Thanks for looking into this Steve. Good point that it's not necessarily
linked to cross-reference stream support, sorry I should have thought of
that possibility.
I have a couple of dozen files generated in the same way and having now
checked all of them this is the only one with this error. Unfortunately
they are from a print job for a fairly sensitive mailing from a 3rd
party that I'm doing some processing on and, much as I'd like to,
I really can't share them.
If I add 'use Data::Dumper;' and 'print Dumper($self->{'pages'});'
after line 200 of PDF/API2.pm, i.e.
198 $self->{'pdf'}->{'Root'}->realise();
199 $self->{'pages'} = $self->{'pdf'}->{'Root'}->{'Pages'}->realise();
200 $self->{'pdf'}->{' version'} ||= 3;
201 use Data::Dumper;
-> 202 print Dumper($self->{'pages'});
203 my @pages = proc_pages($self->{'pdf'}, $self->{'pages'});
204 $self->{'pagestack'} = [sort { $a->{' pnum'} <=> $b->{' pnum'} } @pages];
205 $self->{'catalog'} = $self->{'pdf'}->{'Root'};
206 $self->{'reopened'} = 1;
for the working files the structure is dumped, but for this broken one
I get '$VAR1 = undef;', that's what I meant by "Tracing it back, in
open_scalar, this is returning undef: $self->{'pages'} = [...]",
so it doesn't seem like lack of a Kids element, rather that the
Pages dictionaries aren't getting processed correctly, but I'm not
sure which code is responsible for {'pdf'}->{'Root'}->{'Pages'}->realise()
otherwise I would have looked there as well to look for differences
between the problem file and the working ones.
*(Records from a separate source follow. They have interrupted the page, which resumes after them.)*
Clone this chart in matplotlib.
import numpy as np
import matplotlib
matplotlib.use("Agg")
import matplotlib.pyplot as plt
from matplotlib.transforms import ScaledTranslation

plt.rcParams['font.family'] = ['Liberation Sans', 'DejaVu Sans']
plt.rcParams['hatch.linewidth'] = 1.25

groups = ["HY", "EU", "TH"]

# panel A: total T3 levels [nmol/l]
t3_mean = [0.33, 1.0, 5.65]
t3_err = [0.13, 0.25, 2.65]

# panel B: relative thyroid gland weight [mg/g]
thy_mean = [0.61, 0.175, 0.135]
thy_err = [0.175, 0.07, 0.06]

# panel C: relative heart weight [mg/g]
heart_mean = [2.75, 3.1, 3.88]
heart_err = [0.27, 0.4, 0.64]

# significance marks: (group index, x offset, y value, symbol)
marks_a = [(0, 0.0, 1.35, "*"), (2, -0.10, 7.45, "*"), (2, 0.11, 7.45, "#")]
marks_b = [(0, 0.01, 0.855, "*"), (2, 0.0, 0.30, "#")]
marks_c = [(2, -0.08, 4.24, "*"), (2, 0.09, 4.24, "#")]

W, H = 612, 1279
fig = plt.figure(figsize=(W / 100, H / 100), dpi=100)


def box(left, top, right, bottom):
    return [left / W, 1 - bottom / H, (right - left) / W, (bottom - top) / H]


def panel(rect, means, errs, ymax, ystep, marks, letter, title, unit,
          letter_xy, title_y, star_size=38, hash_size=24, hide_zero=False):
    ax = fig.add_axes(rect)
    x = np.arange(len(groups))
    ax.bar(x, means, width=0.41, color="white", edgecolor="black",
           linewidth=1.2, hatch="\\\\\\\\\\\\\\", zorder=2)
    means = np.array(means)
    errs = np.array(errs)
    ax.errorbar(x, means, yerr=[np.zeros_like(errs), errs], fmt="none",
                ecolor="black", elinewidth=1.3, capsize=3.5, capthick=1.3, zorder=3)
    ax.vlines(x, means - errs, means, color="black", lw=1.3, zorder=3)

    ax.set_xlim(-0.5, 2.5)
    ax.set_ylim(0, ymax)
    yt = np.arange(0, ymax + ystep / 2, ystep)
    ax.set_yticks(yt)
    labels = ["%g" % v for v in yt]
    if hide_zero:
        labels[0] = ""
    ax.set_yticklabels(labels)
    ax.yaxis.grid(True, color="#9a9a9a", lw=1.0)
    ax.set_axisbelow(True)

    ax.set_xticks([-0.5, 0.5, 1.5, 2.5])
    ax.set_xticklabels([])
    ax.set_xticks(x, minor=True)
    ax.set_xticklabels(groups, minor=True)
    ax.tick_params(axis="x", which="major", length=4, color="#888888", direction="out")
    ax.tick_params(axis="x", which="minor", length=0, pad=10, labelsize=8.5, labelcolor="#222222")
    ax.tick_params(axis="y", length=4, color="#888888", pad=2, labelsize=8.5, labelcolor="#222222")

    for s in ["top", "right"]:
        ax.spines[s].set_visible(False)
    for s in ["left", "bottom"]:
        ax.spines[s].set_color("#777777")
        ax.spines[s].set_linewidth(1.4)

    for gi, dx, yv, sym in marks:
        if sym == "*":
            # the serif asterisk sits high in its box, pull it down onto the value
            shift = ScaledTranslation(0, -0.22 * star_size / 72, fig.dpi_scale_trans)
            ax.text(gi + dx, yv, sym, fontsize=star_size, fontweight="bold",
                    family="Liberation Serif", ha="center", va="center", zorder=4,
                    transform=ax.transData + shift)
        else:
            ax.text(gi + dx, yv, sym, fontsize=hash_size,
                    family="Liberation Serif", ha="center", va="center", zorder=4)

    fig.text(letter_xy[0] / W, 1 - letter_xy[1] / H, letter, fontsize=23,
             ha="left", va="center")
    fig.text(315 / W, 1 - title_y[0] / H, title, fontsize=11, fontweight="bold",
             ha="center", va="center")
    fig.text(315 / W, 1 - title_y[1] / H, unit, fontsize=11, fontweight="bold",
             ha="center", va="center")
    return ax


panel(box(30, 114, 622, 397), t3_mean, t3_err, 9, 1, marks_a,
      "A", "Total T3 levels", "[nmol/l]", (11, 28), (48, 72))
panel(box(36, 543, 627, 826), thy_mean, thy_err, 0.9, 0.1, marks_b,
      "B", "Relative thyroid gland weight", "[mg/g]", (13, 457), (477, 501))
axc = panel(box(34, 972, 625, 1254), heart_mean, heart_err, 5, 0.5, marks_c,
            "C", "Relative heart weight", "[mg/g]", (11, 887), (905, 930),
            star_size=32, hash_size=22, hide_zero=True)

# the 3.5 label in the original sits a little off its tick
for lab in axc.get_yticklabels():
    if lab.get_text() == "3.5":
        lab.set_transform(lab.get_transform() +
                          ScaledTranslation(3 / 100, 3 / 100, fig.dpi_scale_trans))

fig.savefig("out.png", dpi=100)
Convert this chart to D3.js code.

Also looking at all of the objects with "mutool show" and grepping for
any mentioning /Pages without /Kids, I don't see any problems, I also
had a look through with "itext rups" which was also happy with the
file and I didn't spot any unusual Pages dictionaries. (there it
looks like
http://junkpile.org/pdfstructure-112456-1.png, basic
file structure is a couple of levels of Pages, each of them having
a Kids element with usually 10 entries, with Page at the deepest
level).
Stuart
On 2016/02/27 17:12, Steve Simms via RT wrote:
Show quoted text> <URL:
https://rt.cpan.org/Ticket/Display.html?id=112456 >
>
> Are you able to send the file to me privately? If so, that will let me help you troubleshoot the problem and figure out if it's a problem with PDF::API2 or a problem with the PDF file not following the spec (which may or may not be something that I can have the module work around).
>
> If not, the problem would seem to be that the PDF has a Pages dictionary (which contains information about a set of pages) that doesn't have the required Kids element (which contains an array of Page or Pages nodes).
>
> At a glance, the problem wouldn't necessarily be linked to adding support for cross-reference streams (other than it being possible to read that file now), but anything is possible.
>
> Steve
>
>
> On Fri Feb 26 10:11:25 2016, stu@spacehopper.org wrote:
> > I'm running PDF::API2 2.026 on perl 5.20.2 on OpenBSD. I have some
> > awkward input files with xref streams which I've been pre-processing
> > with mutool clean to get them into a format usable with PDF::API2,
> > but thought I'd try them directly using the new xref stream support.
> >
> > Some such files now seem to be working OK but I have one that fails
> > at open - if I do this:
> >
> > use PDF::API2;
> > my $pdf = PDF::API2->open('letter.pdf');
> >
> > I get:
> >
> > Can't call method "elementsof" on an undefined value at
> > /usr/local/libdata/perl5/site_perl/PDF/API2.pm line 870.
> >
> > Tracing it back, in open_scalar, this is returning undef:
> >
> > $self->{'pages'} = $self->{'pdf'}->{'Root'}->{'Pages'}->realise();
> >
> > My knowledge of perl OO and the PDF::API2 code is limited so I'm not
> > sure where to go next, can you give me any pointers to help track
> > it down further please?
> >
> > Unfortunately I can't make the file itself available.
> >
> > A bit more information about the file:
> >
> > $ pdfinfo file.pdf
> > Title: <redacted>
> > Author: Compiled Xerox JDL file.
> > Creator: Paris
> > Producer: Normalizer demonorm
> > CreationDate: Tue Feb 16 08:04:11 2016
> > ModDate: Tue Feb 16 09:38:37 2016
> > Tagged: no
> > UserProperties: no
> > Suspects: no
> > Form: none
> > JavaScript: no
> > Pages: 7276
> > Encrypted: no
> > Page size: 595 x 842 pts (A4)
> > Page rot: 0
> > File size: 9422943 bytes
> > Optimized: yes
> > PDF version: 1.6
> >
> > I have other files generated by approximately the same procedure
> > (certainly the same Producer etc) which I am now able to open
> > with 2.026.
> >
> > Thanks,
> > Stuart
>
>
>